▶ _TASK PROMPT_: Reproduce exactly, with no pictures, each line from the opening of the material down through the line containing "(0,0) rectangle (1562,967);".

### SOURCE DATA ###

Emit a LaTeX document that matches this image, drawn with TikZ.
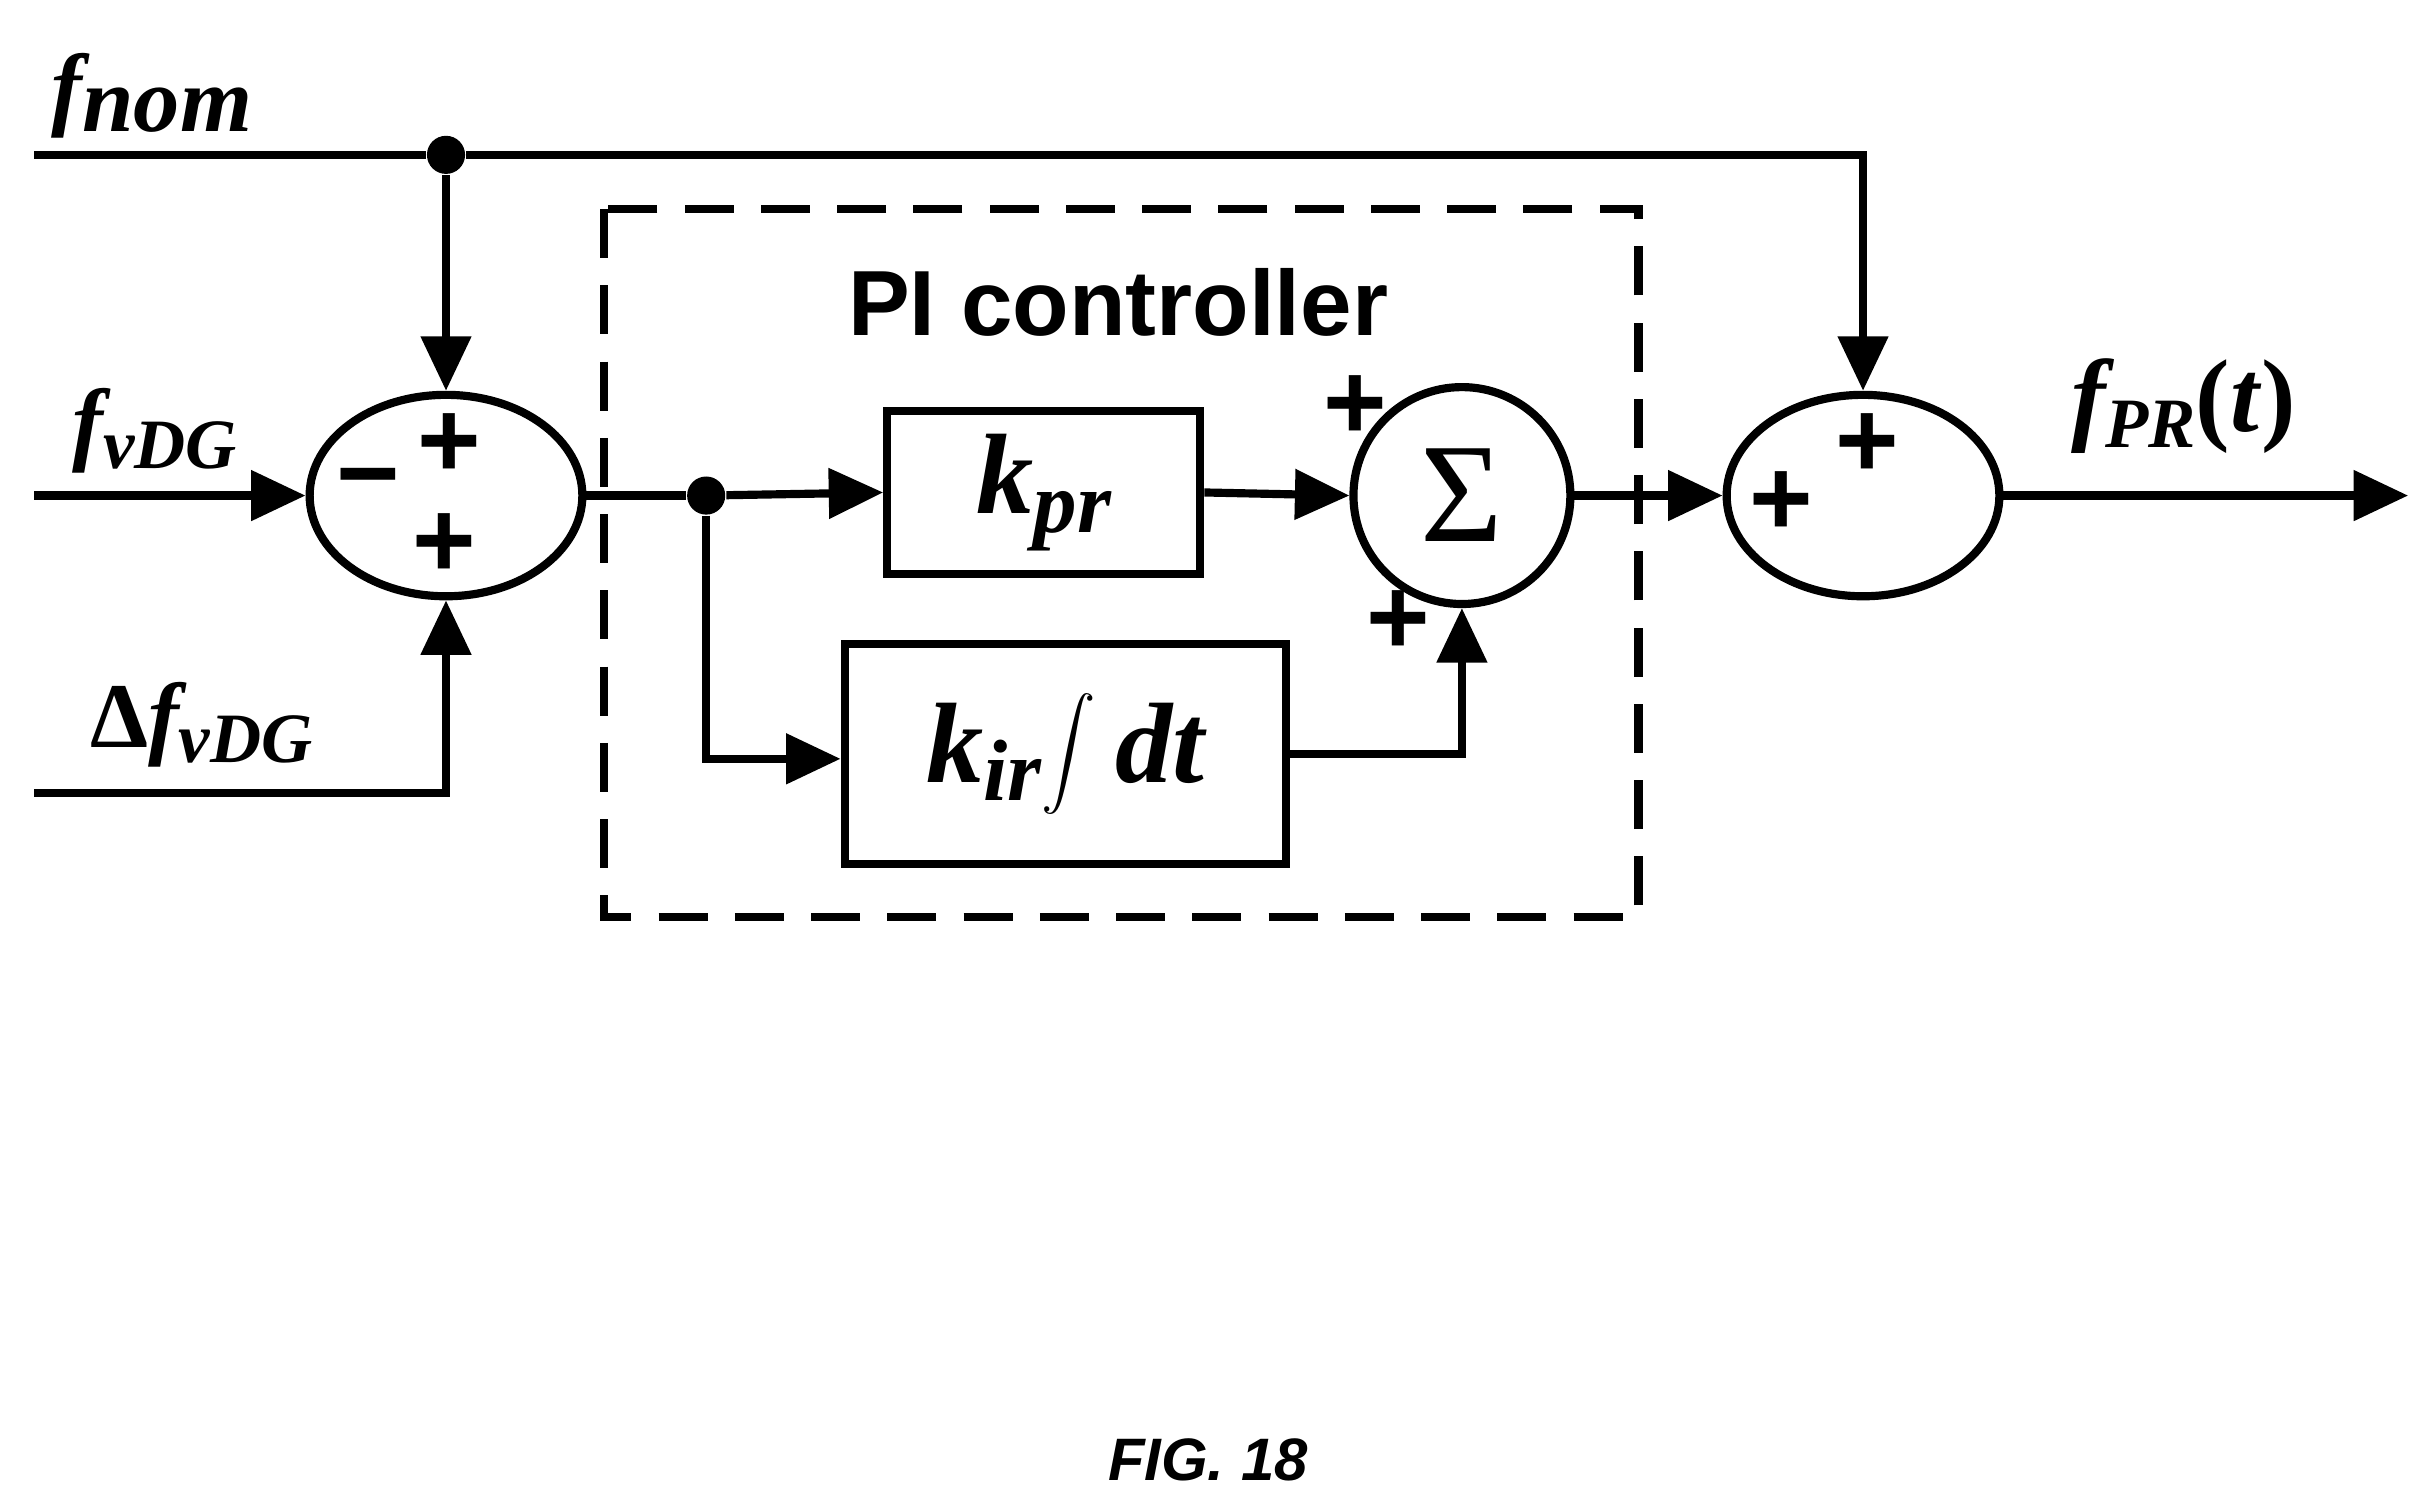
\documentclass[tikz,border=0pt]{standalone}
\usepackage{fontspec}
\setmainfont{Liberation Serif}
\setsansfont{Liberation Sans}
\usetikzlibrary{arrows.meta,shapes.geometric}
\begin{document}
\begin{tikzpicture}[x=0.01cm,y=-0.01cm]
\tikzstyle{wire}=[line width=1.5pt,-{Triangle[length=10pt,width=9pt]}]
\tikzstyle{line}=[line width=1.5pt]
\tikzstyle{sumell}=[ellipse,draw,line width=1.5pt,minimum width=1.76cm,minimum height=1.3cm,inner sep=0pt]
\tikzstyle{block}=[rectangle,draw,line width=1.5pt,inner sep=0pt,font=\fontsize{21}{21}\selectfont\bfseries\itshape]
\tikzstyle{lbl}=[font=\fontsize{17}{17}\selectfont\bfseries\itshape]
\tikzstyle{pm}=[font=\fontsize{20}{20}\selectfont\sffamily\bfseries]
\tikzstyle{dot}=[circle,fill,inner sep=0pt,minimum size=7pt]
\useasboundingbox (0,0) rectangle (1562,967);

% signals and labels
\node[lbl] (fnom) at (98,62) {f\raisebox{-0.3ex}{nom}};
\node[lbl] (fvdg) at (100,278) {f\raisebox{-0.35ex}{\fontsize{13}{13}\selectfont vDG}};
\node[lbl] (dfvdg) at (130,468) {\textup{Δ}f\raisebox{-0.35ex}{\fontsize{13}{13}\selectfont vDG}};
\node[lbl,font=\fontsize{19}{19}\selectfont\bfseries\itshape] (fpr) at (1410,262) {f\raisebox{-0.35ex}{\fontsize{13}{13}\selectfont PR}\textup{(}t\textup{)}};
\coordinate (nomin) at (22,100);
\coordinate (vdgin) at (22,320);
\coordinate (dvdgin) at (22,512);
\coordinate (out) at (1555,320);

% summing junctions
\node[sumell] (sum1) at (288,320) {};
\node[pm] at (238,316) {\textminus};
\node[pm] at (290,288) {+};
\node[pm] at (287,352) {+};
\node[sumell] (sum2) at (1203,320) {};
\node[pm] at (1150,325) {+};
\node[pm] at (1206,288) {+};

% PI controller
\draw[line width=1.5pt,dash pattern=on 9pt off 5pt] (390,135) rectangle (1058,592);
\node[font=\fontsize{17}{17}\selectfont\sffamily\bfseries] (pi) at (722,195) {PI controller};
\node[block,minimum width=2.02cm,minimum height=1.05cm] (kpr) at (674,318) {k\raisebox{-0.35ex}{\fontsize{16}{16}\selectfont pr}};
\node[block,minimum width=2.85cm,minimum height=1.42cm] (kir) at (688,487) {k\raisebox{-0.35ex}{\fontsize{16}{16}\selectfont ir}$\displaystyle\int$\,dt};
\node[circle,draw,line width=1.5pt,minimum size=1.4cm,inner sep=0pt,font=\fontsize{26}{26}\selectfont] (sigma) at (944,320) {Σ};
\node[pm] at (875,263) {+};
\node[pm] at (903,402) {+};

% connections
\node[dot] (d1) at (288,100) {};
\node[dot] (d2) at (456,320) {};
\draw[line] (nomin) -- (d1);
\draw[wire] (d1) -- (1203,100) -- (sum2.north);
\draw[wire] (d1) -- (sum1.north);
\draw[wire] (vdgin) -- (sum1.west);
\draw[wire] (dvdgin) -- (288,512) -- (sum1.south);
\draw[line] (sum1.east) -- (d2);
\draw[wire] (d2) -- (kpr.west);
\draw[wire] (d2) -- (456,490) -- (kir.west |- 0,490);
\draw[wire] (kpr.east) -- (sigma.west);
\draw[wire] (kir.east) -- (944,487) -- (sigma.south);
\draw[wire] (sigma.east) -- (sum2.west);
\draw[wire] (sum2.east) -- (out);

\node[font=\fontsize{11}{11}\selectfont\sffamily\bfseries\itshape] (fig) at (780,943) {FIG. 18};
\end{tikzpicture}
\end{document}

###

▶ _RESULT OF THE EXERCISE_:
Emit a LaTeX document that matches this image, drawn with TikZ.
\documentclass[tikz,border=0pt]{standalone}
\usepackage{fontspec}
\setmainfont{Liberation Serif}
\setsansfont{Liberation Sans}
\usetikzlibrary{arrows.meta,shapes.geometric}
\begin{document}
\begin{tikzpicture}[x=0.01cm,y=-0.01cm]
\tikzstyle{wire}=[line width=1.5pt,-{Triangle[length=10pt,width=9pt]}]
\tikzstyle{line}=[line width=1.5pt]
\tikzstyle{sumell}=[ellipse,draw,line width=1.5pt,minimum width=1.76cm,minimum height=1.3cm,inner sep=0pt]
\tikzstyle{block}=[rectangle,draw,line width=1.5pt,inner sep=0pt,font=\fontsize{21}{21}\selectfont\bfseries\itshape]
\tikzstyle{lbl}=[font=\fontsize{17}{17}\selectfont\bfseries\itshape]
\tikzstyle{pm}=[font=\fontsize{20}{20}\selectfont\sffamily\bfseries]
\tikzstyle{dot}=[circle,fill,inner sep=0pt,minimum size=7pt]
\useasboundingbox (0,0) rectangle (1562,967);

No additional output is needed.